Formula: Sum of closed-won revenue where AI was the primary
         source or intervention that directly caused the outcome

INDIRECT ATTRIBUTION:
- Win rate improvement x Total pipeline value
- Cycle time reduction x Revenue acceleration value
- Rep productivity gains x Revenue per rep baseline

Formula: (New Win Rate - Old Win Rate) x Pipeline Value
       + (Days Saved / Avg Cycle) x Quarterly Revenue x Time Value
       + (Activity Increase %) x Revenue per Activity Baseline

EXAMPLE CALCULATION:
Team: 10 reps | Avg quota: $1M/year | Pipeline: $10M

Win rate improvement: 25% → 28% (+3%)
Revenue impact: $10M x 0.03 = $300,000

Cycle reduction: 90 days → 75 days (17% faster)
Revenue acceleration: enables 1 additional deal cycle/year
Impact: 10 reps x $25K avg deal = $250,000

Productivity: 40% more activities, 15% more pipeline generated
Impact: $10M pipeline x 0.15 = $1.5M additional pipeline
At 28% win rate = $420,000

TOTAL ANNUAL REVENUE IMPACT: $970,000
TOTAL AI TOOL COST: $150,000/year
ROI: 547%

Cost Analysis Framework

A complete ROI picture requires accounting for all costs, not just tool subscription fees.
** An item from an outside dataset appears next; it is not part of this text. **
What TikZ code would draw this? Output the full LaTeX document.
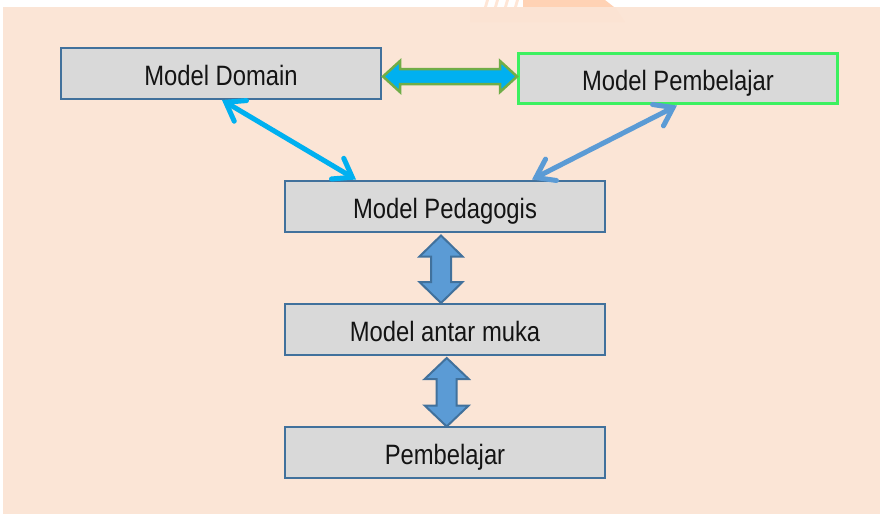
\documentclass[tikz,border=0pt]{standalone}
\usepackage{fontspec}
\setmainfont{Liberation Sans}[FakeStretch=0.85]
\usetikzlibrary{arrows.meta,calc}

\definecolor{peach}{HTML}{FBE5D6}
\definecolor{boxfill}{HTML}{D9D9D9}
\definecolor{boxline}{HTML}{41719C}
\definecolor{lime}{HTML}{3CF060}
\definecolor{cyanarrow}{HTML}{00B0F0}
\definecolor{steelarrow}{HTML}{5B9BD5}
\definecolor{leaf}{HTML}{70AD47}
\definecolor{wmark}{HTML}{FFD2B4}

% vertical double block arrow: style, top tip, bottom tip, half shaft, half head, head length
\newcommand\vblockarrow[6]{%
  \draw[#1] let \p1=(#2), \p2=(#3) in
    (\x1,\y1) -- (\x1+#5pt,\y1-#6pt) -- (\x1+#4pt,\y1-#6pt)
    -- (\x1+#4pt,\y2+#6pt) -- (\x1+#5pt,\y2+#6pt) -- (\x1,\y2)
    -- (\x1-#5pt,\y2+#6pt) -- (\x1-#4pt,\y2+#6pt)
    -- (\x1-#4pt,\y1-#6pt) -- (\x1-#5pt,\y1-#6pt) -- cycle;}
% horizontal double block arrow: style, left tip, right tip, half shaft, half head, head length
\newcommand\hblockarrow[6]{%
  \draw[#1] let \p1=(#2), \p2=(#3) in
    (\x1,\y1) -- (\x1+#6pt,\y1+#5pt) -- (\x1+#6pt,\y1+#4pt)
    -- (\x2-#6pt,\y1+#4pt) -- (\x2-#6pt,\y1+#5pt) -- (\x2,\y1)
    -- (\x2-#6pt,\y1-#5pt) -- (\x2-#6pt,\y1-#4pt)
    -- (\x1+#6pt,\y1-#4pt) -- (\x1+#6pt,\y1-#5pt) -- cycle;}

\begin{document}
\begin{tikzpicture}[x=1pt,y=-1pt,
  model/.style={draw=boxline, line width=2pt, fill=boxfill,
    minimum width=320pt, minimum height=51pt, inner sep=0pt,
    text height=24pt, text depth=0pt,
    font=\fontsize{28}{30}\selectfont, text=black!92},
  linkarrow/.style={line width=5pt, line cap=round, line join=round,
    {Straight Barb[length=17pt,width=24pt,line cap=round]}-{Straight Barb[length=17pt,width=24pt,line cap=round]}},
  blockv/.style={fill=steelarrow, draw=boxline, line width=2pt, line join=miter},
  blockh/.style={fill=cyanarrow, draw=leaf, line width=2.5pt, line join=miter}]
\useasboundingbox (0,0) rectangle (881,515);

% logo fragment peeking above the panel
\fill[wmark] (523,0) -- (605,0) -- (614,7) -- (523,7) -- cycle;
\foreach \s in {484,494,504,514}
  \fill[wmark!55] (\s+2,0) -- (\s+5,0) -- (\s+3,7) -- (\s,7) -- cycle;

% panel
\fill[peach] (3,7) rectangle (880,514);
\fill[wmark, opacity=0.08] (470,7) -- (615,7) -- (625,22) -- (470,22) -- cycle;

% boxes
\node[model] (dom) at (221,73) {Model Domain};
\node[model, draw=lime, line width=3pt, minimum width=319pt, minimum height=50pt] (lrn) at (678,78.5) {Model Pembelajar};
\node[model] (ped) at (445,206.5) {Model Pedagogis};
\node[model] (ui)  at (445,329.5) {Model antar muka};
\node[model] (usr) at (445,452) {Pembelajar};

% arrow end points
\coordinate (h1) at ($(dom.east)+(1,3.5)$);
\coordinate (h2) at ($(lrn.west)+(0,-2)$);
\coordinate (v1) at ($(ped.south)+(-4,2.5)$);
\coordinate (v2) at ($(ui.north)+(-4,0)$);
\coordinate (v3) at ($(ui.south)+(1.7,2)$);
\coordinate (v4) at ($(usr.north)+(1.7,1)$);

% block arrows
\hblockarrow{blockh}{h1}{h2}{7.5}{15.5}{17}
\vblockarrow{blockv}{v1}{v2}{10}{21.5}{21}
\vblockarrow{blockv}{v3}{v4}{10}{22}{21}

% line arrows
\draw[linkarrow, cyanarrow] ($(dom.south)+(1,0.5)$) -- ($(ped.north west)+(72,-0.5)$);
\draw[linkarrow, steelarrow] ($(lrn.south)+(-1,0.5)$) -- ($(ped.north east)+(-74,-0.5)$);
\end{tikzpicture}
\end{document}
Use this comprehensive cost framework to ensure your analysis is credible.

Cost Category Components Typical Range
Direct Tool Costs Subscription fees, per-seat licenses, usage-based charges $50-500/user/month
Implementation Setup, integration, data migration, customization 1-3x annual subscription
Training Initial training, ongoing enablement, certification $500-2,000/user
Productivity Dip Learning curve during first 30-60 days of adoption 5-15% productivity loss
Ongoing Administration Tool management, prompt engineering, workflow updates 0.25-0.5 FTE
Opportunity Cost Time spent evaluating, implementing, and managing vs. alternatives Varies by organization
Pro Tip: When building your cost analysis, always include the cost of NOT adopting AI. If competitors are using AI tools and gaining productivity advantages, the cost of inaction is the revenue you lose to faster, more efficient competitors. Frame this as a risk calculation, not just a budget request.

Building a Business Case

Whether you are an individual rep advocating for tool access or a sales leader requesting budget, a well-structured business case is essential. Here is the framework that gets approvals.
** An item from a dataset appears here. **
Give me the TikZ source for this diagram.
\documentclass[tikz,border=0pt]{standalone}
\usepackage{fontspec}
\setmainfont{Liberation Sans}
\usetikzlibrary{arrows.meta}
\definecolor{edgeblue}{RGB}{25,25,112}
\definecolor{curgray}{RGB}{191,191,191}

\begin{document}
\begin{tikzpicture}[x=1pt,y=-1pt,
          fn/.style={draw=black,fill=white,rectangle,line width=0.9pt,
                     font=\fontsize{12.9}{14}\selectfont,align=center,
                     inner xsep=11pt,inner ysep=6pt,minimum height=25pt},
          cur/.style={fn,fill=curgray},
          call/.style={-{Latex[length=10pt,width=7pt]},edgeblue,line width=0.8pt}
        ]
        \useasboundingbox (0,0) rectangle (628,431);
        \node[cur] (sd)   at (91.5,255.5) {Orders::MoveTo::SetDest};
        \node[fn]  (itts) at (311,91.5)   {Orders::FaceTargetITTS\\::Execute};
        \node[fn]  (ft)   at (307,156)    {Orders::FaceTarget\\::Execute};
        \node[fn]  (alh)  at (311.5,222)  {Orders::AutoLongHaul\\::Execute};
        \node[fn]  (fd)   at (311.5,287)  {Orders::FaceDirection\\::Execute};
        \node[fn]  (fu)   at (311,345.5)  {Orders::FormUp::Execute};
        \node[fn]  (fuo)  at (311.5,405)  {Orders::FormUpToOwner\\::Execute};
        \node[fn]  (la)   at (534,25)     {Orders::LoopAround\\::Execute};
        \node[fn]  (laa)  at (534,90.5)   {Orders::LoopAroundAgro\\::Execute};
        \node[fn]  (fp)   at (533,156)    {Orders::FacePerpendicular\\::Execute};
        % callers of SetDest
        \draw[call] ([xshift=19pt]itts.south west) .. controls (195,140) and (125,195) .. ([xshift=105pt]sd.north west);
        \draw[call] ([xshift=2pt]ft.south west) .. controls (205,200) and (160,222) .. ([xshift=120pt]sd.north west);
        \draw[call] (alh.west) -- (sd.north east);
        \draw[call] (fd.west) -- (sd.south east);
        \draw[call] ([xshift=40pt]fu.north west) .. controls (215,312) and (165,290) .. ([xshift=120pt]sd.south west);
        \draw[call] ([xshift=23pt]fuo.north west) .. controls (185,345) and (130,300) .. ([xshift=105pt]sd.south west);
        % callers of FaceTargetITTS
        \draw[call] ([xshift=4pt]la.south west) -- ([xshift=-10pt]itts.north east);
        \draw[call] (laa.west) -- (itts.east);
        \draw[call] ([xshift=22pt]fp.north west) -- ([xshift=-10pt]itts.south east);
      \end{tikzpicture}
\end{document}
  1. Start with the Problem

    Quantify the current pain. How many hours does your team waste on admin tasks? What is your win rate versus benchmark? How accurate is your forecasting? Use specific numbers from your own organization, not industry averages. Decision-makers respond to internal data that reflects their reality.

  2. Present the Pilot Results

    If possible, run a 30-day pilot with a subset of the team before requesting full rollout budget. Present the actual time savings, activity improvements, and early revenue indicators from the pilot. Pilot data from your own team is 10x more persuasive than vendor case studies.

  3. Show Conservative ROI

    Use the revenue attribution framework above but apply conservative estimates. If the tool claims 50% time savings, model 25%. If the vendor says 30% win rate improvement, model 10%. When your conservative model still shows strong ROI, the case becomes nearly unassailable. Include a breakeven analysis showing how quickly the investment pays for itself.

  4. Address Risks and Mitigations

    Proactively address data security concerns, integration risks, adoption challenges, and vendor lock-in. Show that you have thought through what could go wrong and have mitigation strategies. Include rollback plans and contract flexibility (monthly billing, pilot clauses) that reduce organizational risk.

Important: Never present ROI numbers without clear assumptions and methodology. Inflated or unsubstantiated claims destroy credibility and make future AI budget requests harder. It is better to present modest, well-documented gains than spectacular numbers that leadership does not trust. Include confidence intervals and sensitivity analysis showing how ROI changes if key assumptions vary.

💡 Try It: Calculate Your Personal AI ROI

Build a basic ROI calculation for one AI tool you are currently using or considering. Focus on the most measurable impacts first.

  • Pick one AI tool and estimate its monthly cost (or look it up)
  • Track your time on the tasks it affects for one week (before) then one week (after)
  • Calculate the hourly value of your time saved using your total compensation
  • Project the annual savings and compare to the annual tool cost
  • Add any quality improvements (better reply rates, more meetings, etc.)
This personal ROI exercise serves double duty: it helps you optimize your own tool usage and provides real data if you ever need to justify the investment to your manager.